I can see the same thing happening here. Vander Ark was an ardent fan of the series and Rowling herself praised his site and admitted she often used it as a reference to her own work! Now, she's on the stand, calling it "lazy" and "sloppy." There are going to be a lot of rabid, though stupid, "super-" fans who will side with her out of sheer loyalty and nothing else - they will condemn Vander Ark, call him a traitor (as Rowling, herself, did), and so on and so forth - never once bothering to understand that Harry Potter is a Warner Brothers' property, not a JK Rowling property! More intelligent fans will bother to learn the legalities surrounding this case and, no matter who they side with, understand that Vander Ark spent years of hard work and effort in his endeavor, as well. Either way, the Harry Potter fanbase has been divided by this and Rowling really has no legal leg to stand on.
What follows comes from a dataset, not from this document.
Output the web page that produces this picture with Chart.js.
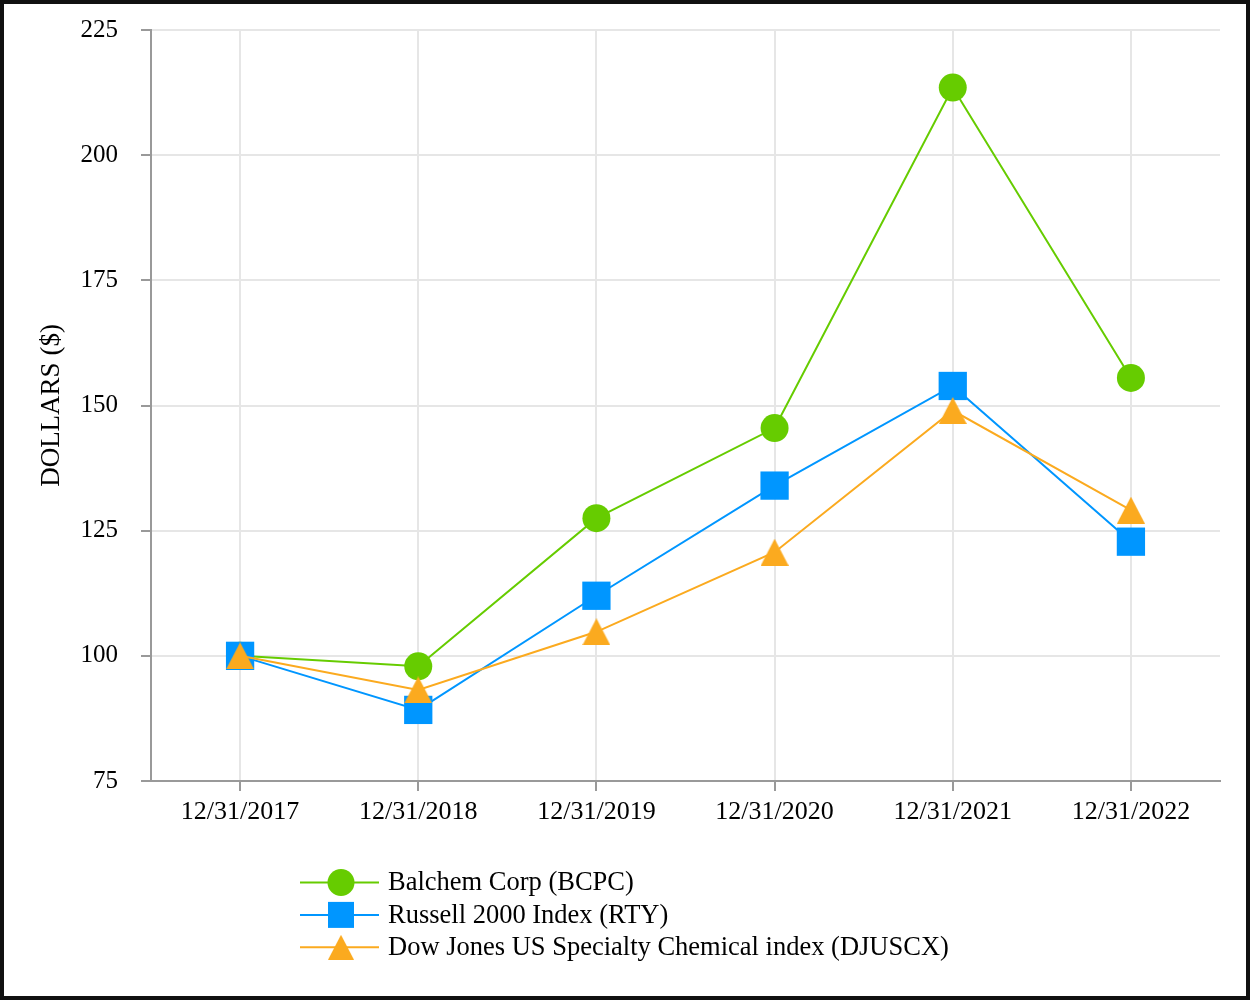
<!DOCTYPE html>
<html>
<head>
<meta charset="utf-8">
<script src="https://cdn.jsdelivr.net/npm/chart.js@4/dist/chart.umd.min.js"></script>
<style>
  html, body { margin: 0; padding: 0; background: #fff; }
  #frame {
    width: 1250px; height: 1000px; box-sizing: border-box;
    border: 4px solid #111; background: #fff;
  }
  #perf { display: block; }
</style>
</head>
<body>
<div id="frame"><canvas id="perf" width="1242" height="992"></canvas></div>
<script>
const categories = ["12/31/2017", "12/31/2018", "12/31/2019", "12/31/2020", "12/31/2021", "12/31/2022"];
const bcpcValues = [100, 97.9, 127.5, 145.5, 213.5, 155.5];
const rtyValues = [100, 89.2, 112.0, 134.0, 153.9, 122.8];
const djuscxValues = [100, 93.2, 104.8, 120.7, 149.0, 129.1];
const yMin = 75;
const yMax = 225;
const yStep = 25;

const seriesNames = [
  "Balchem Corp (BCPC)",
  "Russell 2000 Index (RTY)",
  "Dow Jones US Specialty Chemical index (DJUSCX)",
];

const GREEN = "#66cc00";
const BLUE = "#0096ff";
const ORANGE = "#fbaa1f";
const FONT = "'Liberation Serif', 'Times New Roman', serif";

// triangle marker, centred on its bounding box like the original
function triangleImage(color, w, h) {
  const c = document.createElement("canvas");
  c.width = w;
  c.height = h;
  const g = c.getContext("2d");
  g.fillStyle = color;
  g.beginPath();
  g.moveTo(w / 2, 0);
  g.lineTo(w, h);
  g.lineTo(0, h);
  g.closePath();
  g.fill();
  return c;
}

const triangle = triangleImage(ORANGE, 28, 27);

// legend drawn by hand: line through the marker, one entry per row
const lineLegend = {
  id: "lineLegend",
  afterDraw(chart) {
    const ctx = chart.ctx;
    const colors = [GREEN, BLUE, ORANGE];
    ctx.save();
    seriesNames.forEach((name, i) => {
      const y = 878.5 + i * 32.4;
      ctx.strokeStyle = colors[i];
      ctx.lineWidth = 2;
      ctx.beginPath();
      ctx.moveTo(296, y);
      ctx.lineTo(375, y);
      ctx.stroke();

      ctx.fillStyle = colors[i];
      if (i === 0) {
        ctx.beginPath();
        ctx.arc(337, y, 13.5, 0, Math.PI * 2);
        ctx.fill();
      } else if (i === 1) {
        ctx.fillRect(337 - 13, y - 13, 26, 26);
      } else {
        ctx.drawImage(triangleImage(ORANGE, 26, 25), 337 - 13, y - 12.5);
      }

      ctx.fillStyle = "#000";
      ctx.font = "26.5px " + FONT;
      ctx.textBaseline = "middle";
      ctx.textAlign = "left";
      ctx.fillText(name, 384, y + 1);
    });
    ctx.restore();
  },
};

new Chart(document.getElementById("perf"), {
  type: "line",
  data: {
    labels: categories,
    datasets: [
      {
        label: seriesNames[0],
        data: bcpcValues,
        borderColor: GREEN,
        backgroundColor: GREEN,
        borderWidth: 2,
        pointStyle: "circle",
        pointRadius: 14,
        pointBorderWidth: 0,
        pointBackgroundColor: GREEN,
        tension: 0,
        order: 2,
      },
      {
        label: seriesNames[1],
        data: rtyValues,
        borderColor: BLUE,
        backgroundColor: BLUE,
        borderWidth: 2,
        pointStyle: "rect",
        pointRadius: 20,
        pointBorderWidth: 0,
        pointBackgroundColor: BLUE,
        tension: 0,
        order: 1,
      },
      {
        label: seriesNames[2],
        data: djuscxValues,
        borderColor: ORANGE,
        backgroundColor: ORANGE,
        borderWidth: 2,
        pointStyle: triangle,
        pointRadius: 14,
        pointBorderWidth: 0,
        tension: 0,
        order: 0,
      },
    ],
  },
  options: {
    responsive: false,
    animation: false,
    events: [],
    layout: { padding: { top: 0, right: 26, bottom: 165, left: 0 } },
    plugins: {
      legend: { display: false },
      tooltip: { enabled: false },
    },
    scales: {
      x: {
        offset: true,
        afterFit: (scale) => { scale.height = 50; },
        grid: { color: "#e6e6e6", lineWidth: 2, tickColor: "#999", tickLength: 10, offset: false },
        border: { color: "#999", width: 2 },
        ticks: { color: "#000", font: { family: FONT, size: 26 }, padding: 6, maxRotation: 0 },
      },
      y: {
        min: yMin,
        max: yMax,
        afterFit: (scale) => {
          scale.width = 147;
          scale.paddingTop = 26;
          scale.paddingBottom = 0;
        },
        grid: { color: "#e6e6e6", lineWidth: 2, tickColor: "#999", tickLength: 10 },
        border: { color: "#999", width: 2 },
        ticks: { stepSize: yStep, color: "#000", font: { family: FONT, size: 25 }, padding: 23 },
        title: {
          display: true,
          text: "DOLLARS ($)",
          color: "#000",
          font: { family: FONT, size: 27 },
          padding: { top: 32, bottom: 0 },
        },
      },
    },
  },
  plugins: [lineLegend],
});
</script>
</body>
</html>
From a creator's perspective, I still disagree with Rowling. If she was going to donate all the proceeds of her own Potter Encyclopedia to charity, then why not co-author the book already in-progress and do so with her half of the proceeds? After all, if it's really not about the money, then why not correct the "lazy, sloppy" work already done and put her stamp of approval on it? That solves everything: it eliminates the "sloppiness" of the work and guarantees better sales, as well as pleases the fanbase - and she can graciously turn all those proceeds over to charity, just like she claims she was going to with her own work!

Once again, the Internet has forever changed an industry, but the ruling here is not going to affect copyright law because Rowling does not hold the copyrights to Harry Potter. However, this is going to set a very solid precedent as to creators' rights and all of us should be watching this intently. On the one hand, many of us who produce supplementary work based on others' may be branded criminal; on the other, implied creators' rights that so many have fought so hard to establish these past several years may be all but eradicated.

This is the Siegel & Schuster case in reverse, with the creator as the bad guy (gal, in this case).